Your task is to give the listing below back word for word, pictures excluded.

#### Information shown
▽

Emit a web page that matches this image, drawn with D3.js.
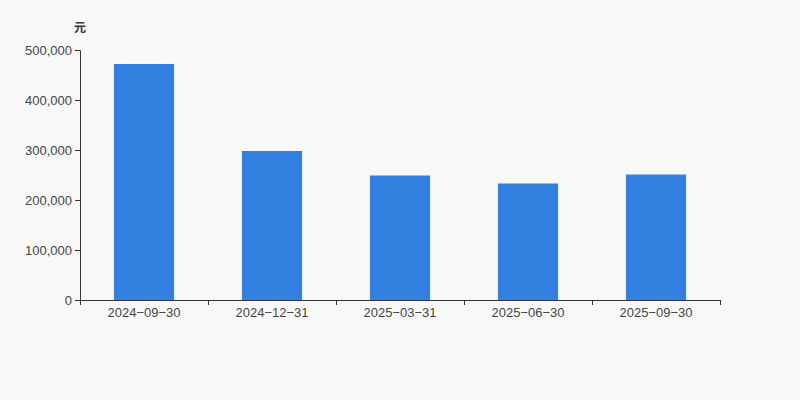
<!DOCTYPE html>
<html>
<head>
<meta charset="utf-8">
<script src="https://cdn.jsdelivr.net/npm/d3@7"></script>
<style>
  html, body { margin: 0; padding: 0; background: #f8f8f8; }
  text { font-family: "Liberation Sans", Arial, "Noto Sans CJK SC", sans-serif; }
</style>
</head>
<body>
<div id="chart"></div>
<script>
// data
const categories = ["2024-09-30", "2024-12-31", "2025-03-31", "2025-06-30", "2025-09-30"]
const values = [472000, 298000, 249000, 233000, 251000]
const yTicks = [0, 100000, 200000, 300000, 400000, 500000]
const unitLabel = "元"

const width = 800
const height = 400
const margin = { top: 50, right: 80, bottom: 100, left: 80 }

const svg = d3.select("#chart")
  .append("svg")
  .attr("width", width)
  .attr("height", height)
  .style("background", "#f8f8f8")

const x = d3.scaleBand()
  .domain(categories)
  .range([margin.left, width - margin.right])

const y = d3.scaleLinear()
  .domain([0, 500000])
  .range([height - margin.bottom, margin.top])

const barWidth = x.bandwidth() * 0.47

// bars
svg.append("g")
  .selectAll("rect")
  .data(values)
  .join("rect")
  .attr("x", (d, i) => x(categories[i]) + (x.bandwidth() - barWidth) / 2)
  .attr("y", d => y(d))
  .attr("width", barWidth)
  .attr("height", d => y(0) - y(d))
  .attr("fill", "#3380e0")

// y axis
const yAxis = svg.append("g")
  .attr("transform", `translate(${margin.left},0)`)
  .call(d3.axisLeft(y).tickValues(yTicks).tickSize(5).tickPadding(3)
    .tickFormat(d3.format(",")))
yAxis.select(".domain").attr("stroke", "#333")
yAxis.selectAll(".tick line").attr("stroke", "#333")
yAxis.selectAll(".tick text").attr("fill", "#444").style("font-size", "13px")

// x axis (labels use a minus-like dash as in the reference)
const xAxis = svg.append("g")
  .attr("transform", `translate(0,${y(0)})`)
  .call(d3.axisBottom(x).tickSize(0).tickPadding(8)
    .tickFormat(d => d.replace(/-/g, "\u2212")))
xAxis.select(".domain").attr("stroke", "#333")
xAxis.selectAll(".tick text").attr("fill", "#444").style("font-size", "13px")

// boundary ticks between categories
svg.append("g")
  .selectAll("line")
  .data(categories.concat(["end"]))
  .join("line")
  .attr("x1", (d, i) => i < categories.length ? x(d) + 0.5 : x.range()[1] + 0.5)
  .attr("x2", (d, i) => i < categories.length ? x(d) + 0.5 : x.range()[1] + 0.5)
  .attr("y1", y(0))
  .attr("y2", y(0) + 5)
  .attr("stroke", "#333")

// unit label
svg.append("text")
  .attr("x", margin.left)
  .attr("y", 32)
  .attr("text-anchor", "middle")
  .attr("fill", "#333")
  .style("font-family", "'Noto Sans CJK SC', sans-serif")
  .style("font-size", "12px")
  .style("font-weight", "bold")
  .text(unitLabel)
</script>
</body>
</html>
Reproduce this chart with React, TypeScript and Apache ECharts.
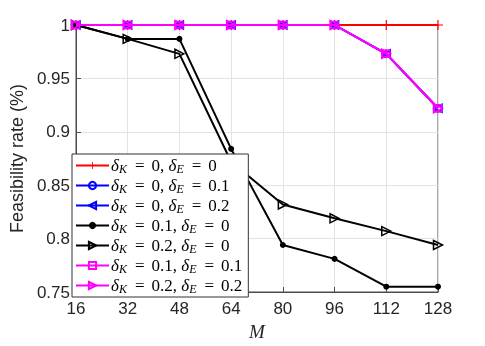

△

#### Response to this exercise
Emit a web page that matches this image, drawn with D3.js.
<!DOCTYPE html>
<html>
<head>
<meta charset="utf-8">
<script src="https://cdn.jsdelivr.net/npm/d3@7"></script>
<style>
  html, body { margin: 0; padding: 0; background: #f8f8f8; }
  text { font-family: "Liberation Sans", Arial, "Noto Sans CJK SC", sans-serif; }
</style>
</head>
<body>
<div id="chart"></div>
<script>
// data
const categories = ["2024-09-30", "2024-12-31", "2025-03-31", "2025-06-30", "2025-09-30"]
const values = [472000, 298000, 249000, 233000, 251000]
const yTicks = [0, 100000, 200000, 300000, 400000, 500000]
const unitLabel = "元"

const width = 800
const height = 400
const margin = { top: 50, right: 80, bottom: 100, left: 80 }

const svg = d3.select("#chart")
  .append("svg")
  .attr("width", width)
  .attr("height", height)
  .style("background", "#f8f8f8")

const x = d3.scaleBand()
  .domain(categories)
  .range([margin.left, width - margin.right])

const y = d3.scaleLinear()
  .domain([0, 500000])
  .range([height - margin.bottom, margin.top])

const barWidth = x.bandwidth() * 0.47

// bars
svg.append("g")
  .selectAll("rect")
  .data(values)
  .join("rect")
  .attr("x", (d, i) => x(categories[i]) + (x.bandwidth() - barWidth) / 2)
  .attr("y", d => y(d))
  .attr("width", barWidth)
  .attr("height", d => y(0) - y(d))
  .attr("fill", "#3380e0")

// y axis
const yAxis = svg.append("g")
  .attr("transform", `translate(${margin.left},0)`)
  .call(d3.axisLeft(y).tickValues(yTicks).tickSize(5).tickPadding(3)
    .tickFormat(d3.format(",")))
yAxis.select(".domain").attr("stroke", "#333")
yAxis.selectAll(".tick line").attr("stroke", "#333")
yAxis.selectAll(".tick text").attr("fill", "#444").style("font-size", "13px")

// x axis (labels use a minus-like dash as in the reference)
const xAxis = svg.append("g")
  .attr("transform", `translate(0,${y(0)})`)
  .call(d3.axisBottom(x).tickSize(0).tickPadding(8)
    .tickFormat(d => d.replace(/-/g, "\u2212")))
xAxis.select(".domain").attr("stroke", "#333")
xAxis.selectAll(".tick text").attr("fill", "#444").style("font-size", "13px")

// boundary ticks between categories
svg.append("g")
  .selectAll("line")
  .data(categories.concat(["end"]))
  .join("line")
  .attr("x1", (d, i) => i < categories.length ? x(d) + 0.5 : x.range()[1] + 0.5)
  .attr("x2", (d, i) => i < categories.length ? x(d) + 0.5 : x.range()[1] + 0.5)
  .attr("y1", y(0))
  .attr("y2", y(0) + 5)
  .attr("stroke", "#333")

// unit label
svg.append("text")
  .attr("x", margin.left)
  .attr("y", 32)
  .attr("text-anchor", "middle")
  .attr("fill", "#333")
  .style("font-family", "'Noto Sans CJK SC', sans-serif")
  .style("font-size", "12px")
  .style("font-weight", "bold")
  .text(unitLabel)
</script>
</body>
</html>
Reproduce this chart with React, TypeScript and Apache ECharts.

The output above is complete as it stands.